[START Given information]

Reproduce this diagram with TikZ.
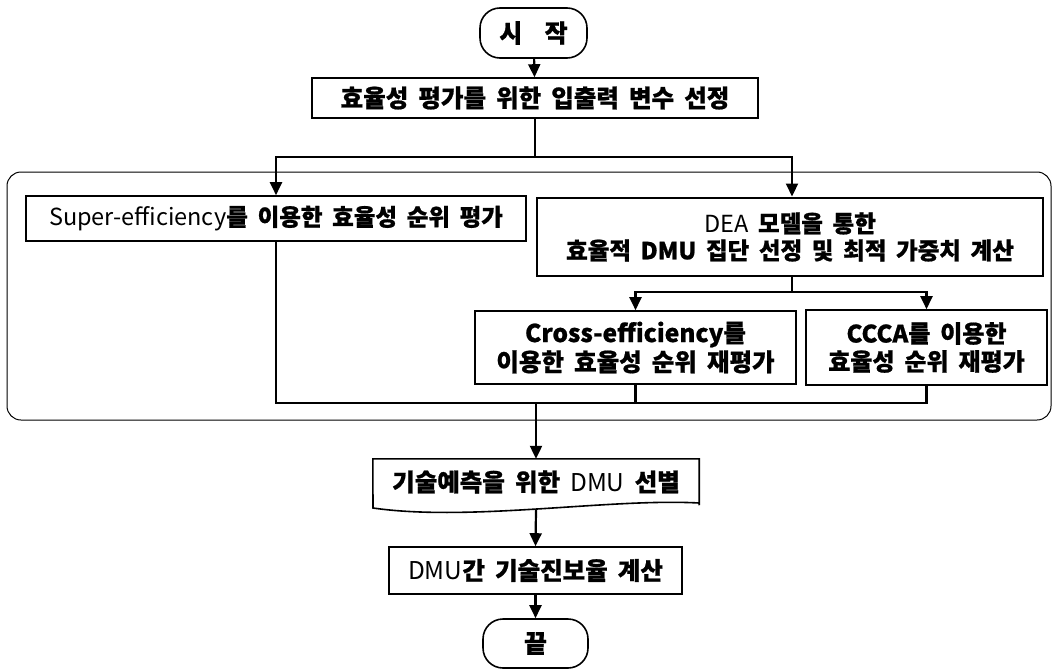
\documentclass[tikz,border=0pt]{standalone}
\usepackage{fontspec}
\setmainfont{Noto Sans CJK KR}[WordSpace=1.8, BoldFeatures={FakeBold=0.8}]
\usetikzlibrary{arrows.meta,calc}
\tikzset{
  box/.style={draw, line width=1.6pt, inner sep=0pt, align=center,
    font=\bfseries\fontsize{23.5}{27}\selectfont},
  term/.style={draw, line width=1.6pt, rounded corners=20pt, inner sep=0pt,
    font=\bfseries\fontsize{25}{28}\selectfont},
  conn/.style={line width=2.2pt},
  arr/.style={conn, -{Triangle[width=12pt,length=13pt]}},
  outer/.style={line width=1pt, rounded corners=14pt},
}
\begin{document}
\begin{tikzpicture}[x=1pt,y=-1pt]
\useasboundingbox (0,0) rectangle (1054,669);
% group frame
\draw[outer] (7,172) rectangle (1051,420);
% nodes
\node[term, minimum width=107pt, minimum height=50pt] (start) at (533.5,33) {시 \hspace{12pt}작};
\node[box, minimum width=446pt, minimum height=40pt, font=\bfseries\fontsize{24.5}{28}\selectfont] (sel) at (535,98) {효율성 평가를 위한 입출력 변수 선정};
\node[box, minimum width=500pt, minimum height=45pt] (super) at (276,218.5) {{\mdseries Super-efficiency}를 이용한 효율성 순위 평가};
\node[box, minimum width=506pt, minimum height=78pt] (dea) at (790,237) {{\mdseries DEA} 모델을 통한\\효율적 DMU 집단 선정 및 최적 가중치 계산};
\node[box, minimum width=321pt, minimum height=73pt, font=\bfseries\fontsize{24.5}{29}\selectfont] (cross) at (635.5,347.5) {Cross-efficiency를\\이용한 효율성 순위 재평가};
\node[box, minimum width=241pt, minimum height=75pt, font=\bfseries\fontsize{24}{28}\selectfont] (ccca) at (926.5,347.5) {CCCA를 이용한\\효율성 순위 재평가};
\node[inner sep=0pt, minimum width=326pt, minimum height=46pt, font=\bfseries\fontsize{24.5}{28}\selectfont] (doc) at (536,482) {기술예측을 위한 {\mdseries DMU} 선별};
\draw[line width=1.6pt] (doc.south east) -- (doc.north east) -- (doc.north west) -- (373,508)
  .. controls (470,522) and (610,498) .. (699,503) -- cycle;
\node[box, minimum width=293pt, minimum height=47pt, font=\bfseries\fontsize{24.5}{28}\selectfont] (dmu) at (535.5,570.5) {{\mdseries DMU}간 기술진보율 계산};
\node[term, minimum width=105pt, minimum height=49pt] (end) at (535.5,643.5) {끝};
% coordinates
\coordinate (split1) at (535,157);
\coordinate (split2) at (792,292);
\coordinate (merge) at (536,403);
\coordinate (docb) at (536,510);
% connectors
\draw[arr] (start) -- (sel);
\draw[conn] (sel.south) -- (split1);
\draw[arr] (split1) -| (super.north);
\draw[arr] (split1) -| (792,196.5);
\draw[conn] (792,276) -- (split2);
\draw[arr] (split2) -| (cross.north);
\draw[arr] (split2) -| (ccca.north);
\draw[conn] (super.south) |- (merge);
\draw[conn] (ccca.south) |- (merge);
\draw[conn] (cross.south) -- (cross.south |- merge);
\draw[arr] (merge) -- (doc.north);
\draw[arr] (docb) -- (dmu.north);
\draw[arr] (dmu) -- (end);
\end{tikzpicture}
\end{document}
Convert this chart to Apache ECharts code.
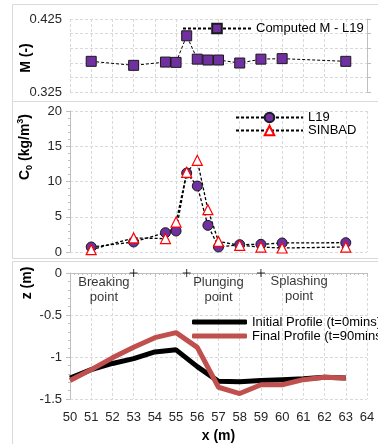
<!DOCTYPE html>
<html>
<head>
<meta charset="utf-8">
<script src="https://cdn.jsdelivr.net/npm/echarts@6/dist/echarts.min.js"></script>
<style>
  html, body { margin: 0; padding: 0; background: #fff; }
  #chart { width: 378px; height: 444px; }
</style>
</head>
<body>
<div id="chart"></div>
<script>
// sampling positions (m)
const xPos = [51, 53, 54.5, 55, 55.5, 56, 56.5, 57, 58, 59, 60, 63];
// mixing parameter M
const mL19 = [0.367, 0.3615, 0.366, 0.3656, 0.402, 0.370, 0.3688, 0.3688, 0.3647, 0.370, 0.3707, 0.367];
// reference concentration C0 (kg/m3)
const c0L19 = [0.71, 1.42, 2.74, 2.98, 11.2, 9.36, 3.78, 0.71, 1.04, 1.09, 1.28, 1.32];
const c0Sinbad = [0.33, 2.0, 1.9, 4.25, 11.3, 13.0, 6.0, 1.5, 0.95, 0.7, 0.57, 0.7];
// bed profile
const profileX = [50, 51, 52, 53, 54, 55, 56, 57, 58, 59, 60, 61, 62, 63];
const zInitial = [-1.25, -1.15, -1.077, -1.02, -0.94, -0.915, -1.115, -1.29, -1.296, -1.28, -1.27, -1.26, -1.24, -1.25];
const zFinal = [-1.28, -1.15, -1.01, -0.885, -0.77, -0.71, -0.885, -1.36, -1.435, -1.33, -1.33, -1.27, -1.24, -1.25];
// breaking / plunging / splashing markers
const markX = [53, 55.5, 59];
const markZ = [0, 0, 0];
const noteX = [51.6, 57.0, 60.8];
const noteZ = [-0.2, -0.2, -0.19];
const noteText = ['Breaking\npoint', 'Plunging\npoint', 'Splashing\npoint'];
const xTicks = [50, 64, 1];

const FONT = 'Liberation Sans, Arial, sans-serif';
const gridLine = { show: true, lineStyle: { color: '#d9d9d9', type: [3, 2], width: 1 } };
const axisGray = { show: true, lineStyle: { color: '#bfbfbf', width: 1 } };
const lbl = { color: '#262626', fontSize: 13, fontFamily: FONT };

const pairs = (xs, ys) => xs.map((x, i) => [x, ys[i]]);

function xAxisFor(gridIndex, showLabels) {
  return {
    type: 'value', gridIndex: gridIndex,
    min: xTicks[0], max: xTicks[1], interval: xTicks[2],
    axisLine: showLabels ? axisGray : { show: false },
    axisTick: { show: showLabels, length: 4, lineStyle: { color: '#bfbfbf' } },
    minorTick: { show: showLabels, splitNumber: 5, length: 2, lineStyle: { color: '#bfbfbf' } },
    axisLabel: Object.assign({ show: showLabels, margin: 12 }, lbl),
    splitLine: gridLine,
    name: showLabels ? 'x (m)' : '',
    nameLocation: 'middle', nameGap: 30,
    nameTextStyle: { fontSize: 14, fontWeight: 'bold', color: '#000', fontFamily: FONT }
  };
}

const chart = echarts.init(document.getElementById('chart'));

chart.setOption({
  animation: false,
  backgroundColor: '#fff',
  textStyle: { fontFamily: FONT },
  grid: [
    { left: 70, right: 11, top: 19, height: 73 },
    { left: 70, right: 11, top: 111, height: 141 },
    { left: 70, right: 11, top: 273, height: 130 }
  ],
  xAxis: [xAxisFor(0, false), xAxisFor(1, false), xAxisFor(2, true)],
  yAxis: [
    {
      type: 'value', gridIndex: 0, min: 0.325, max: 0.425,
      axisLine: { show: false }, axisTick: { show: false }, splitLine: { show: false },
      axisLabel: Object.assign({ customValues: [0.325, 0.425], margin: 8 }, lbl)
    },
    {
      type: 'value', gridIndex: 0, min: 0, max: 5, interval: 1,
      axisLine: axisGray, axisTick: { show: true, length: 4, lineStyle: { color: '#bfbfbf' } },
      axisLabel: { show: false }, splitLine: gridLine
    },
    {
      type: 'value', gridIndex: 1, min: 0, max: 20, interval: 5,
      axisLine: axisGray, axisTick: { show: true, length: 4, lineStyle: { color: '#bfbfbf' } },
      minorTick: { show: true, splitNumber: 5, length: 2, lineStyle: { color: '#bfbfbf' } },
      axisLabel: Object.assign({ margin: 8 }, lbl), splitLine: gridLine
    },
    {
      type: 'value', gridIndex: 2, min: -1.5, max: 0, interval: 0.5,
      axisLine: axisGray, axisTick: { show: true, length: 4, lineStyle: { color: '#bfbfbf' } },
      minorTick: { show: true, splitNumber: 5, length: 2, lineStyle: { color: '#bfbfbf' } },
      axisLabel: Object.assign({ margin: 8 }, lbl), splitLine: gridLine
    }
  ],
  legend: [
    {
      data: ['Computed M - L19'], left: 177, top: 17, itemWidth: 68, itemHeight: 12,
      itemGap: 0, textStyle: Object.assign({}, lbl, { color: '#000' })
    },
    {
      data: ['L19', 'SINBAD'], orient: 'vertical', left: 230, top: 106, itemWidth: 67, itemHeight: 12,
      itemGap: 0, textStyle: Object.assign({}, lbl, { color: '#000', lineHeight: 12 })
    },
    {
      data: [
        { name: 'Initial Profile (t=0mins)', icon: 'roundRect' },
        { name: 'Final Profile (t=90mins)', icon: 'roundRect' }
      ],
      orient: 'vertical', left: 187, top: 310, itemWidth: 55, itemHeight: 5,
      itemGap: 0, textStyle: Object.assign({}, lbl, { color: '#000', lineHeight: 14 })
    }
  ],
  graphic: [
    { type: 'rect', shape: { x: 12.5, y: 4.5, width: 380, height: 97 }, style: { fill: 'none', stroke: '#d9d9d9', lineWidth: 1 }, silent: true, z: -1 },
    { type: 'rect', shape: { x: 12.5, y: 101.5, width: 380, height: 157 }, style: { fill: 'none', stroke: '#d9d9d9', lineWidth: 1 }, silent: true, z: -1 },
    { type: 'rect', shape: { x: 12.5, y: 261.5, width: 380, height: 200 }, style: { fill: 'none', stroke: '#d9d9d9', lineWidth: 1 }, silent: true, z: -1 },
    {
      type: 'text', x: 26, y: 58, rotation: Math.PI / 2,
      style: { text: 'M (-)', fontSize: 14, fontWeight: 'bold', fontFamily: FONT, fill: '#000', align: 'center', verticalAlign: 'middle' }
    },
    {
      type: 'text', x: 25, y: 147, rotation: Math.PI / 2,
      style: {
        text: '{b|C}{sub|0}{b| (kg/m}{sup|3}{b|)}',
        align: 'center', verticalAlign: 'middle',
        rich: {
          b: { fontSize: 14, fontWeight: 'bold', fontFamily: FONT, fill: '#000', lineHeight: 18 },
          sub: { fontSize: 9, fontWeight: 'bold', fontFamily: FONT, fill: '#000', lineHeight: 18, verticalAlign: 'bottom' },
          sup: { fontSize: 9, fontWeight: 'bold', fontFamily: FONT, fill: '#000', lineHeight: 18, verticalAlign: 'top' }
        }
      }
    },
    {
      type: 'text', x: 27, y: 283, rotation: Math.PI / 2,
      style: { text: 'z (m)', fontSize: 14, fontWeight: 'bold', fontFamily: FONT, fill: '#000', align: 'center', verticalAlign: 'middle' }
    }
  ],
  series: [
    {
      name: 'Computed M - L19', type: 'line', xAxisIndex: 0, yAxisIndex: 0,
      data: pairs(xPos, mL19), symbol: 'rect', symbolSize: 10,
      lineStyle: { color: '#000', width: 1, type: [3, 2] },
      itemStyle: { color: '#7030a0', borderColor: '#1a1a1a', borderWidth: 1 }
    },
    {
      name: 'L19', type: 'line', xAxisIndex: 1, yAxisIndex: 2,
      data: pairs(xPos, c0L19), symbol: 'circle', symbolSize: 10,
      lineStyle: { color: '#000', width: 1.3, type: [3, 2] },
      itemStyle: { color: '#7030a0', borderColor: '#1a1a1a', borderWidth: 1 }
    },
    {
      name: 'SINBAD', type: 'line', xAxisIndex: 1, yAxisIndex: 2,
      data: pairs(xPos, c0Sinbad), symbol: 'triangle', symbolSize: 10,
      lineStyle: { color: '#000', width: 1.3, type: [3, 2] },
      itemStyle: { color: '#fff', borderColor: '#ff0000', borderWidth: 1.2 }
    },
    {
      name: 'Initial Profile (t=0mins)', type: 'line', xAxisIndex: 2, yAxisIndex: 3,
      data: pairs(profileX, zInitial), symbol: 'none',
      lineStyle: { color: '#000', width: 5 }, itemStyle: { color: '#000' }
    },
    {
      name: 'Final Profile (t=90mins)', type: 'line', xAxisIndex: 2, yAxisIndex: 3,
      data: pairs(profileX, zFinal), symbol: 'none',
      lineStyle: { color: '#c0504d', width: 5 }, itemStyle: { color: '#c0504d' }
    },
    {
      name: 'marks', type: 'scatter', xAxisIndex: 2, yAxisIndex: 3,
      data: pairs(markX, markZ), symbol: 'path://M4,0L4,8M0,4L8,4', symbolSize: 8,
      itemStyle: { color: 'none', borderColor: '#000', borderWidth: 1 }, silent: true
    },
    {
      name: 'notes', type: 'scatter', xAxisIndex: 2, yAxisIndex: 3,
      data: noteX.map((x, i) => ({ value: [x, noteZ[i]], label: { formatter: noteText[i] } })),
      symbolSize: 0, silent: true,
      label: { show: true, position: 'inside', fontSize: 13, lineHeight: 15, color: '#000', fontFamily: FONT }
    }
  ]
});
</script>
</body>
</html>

[END Given information]

Instruction =
Copy in full each line that holds the word "this".

Full answer =
Reproduce this diagram with TikZ.
Convert this chart to Apache ECharts code.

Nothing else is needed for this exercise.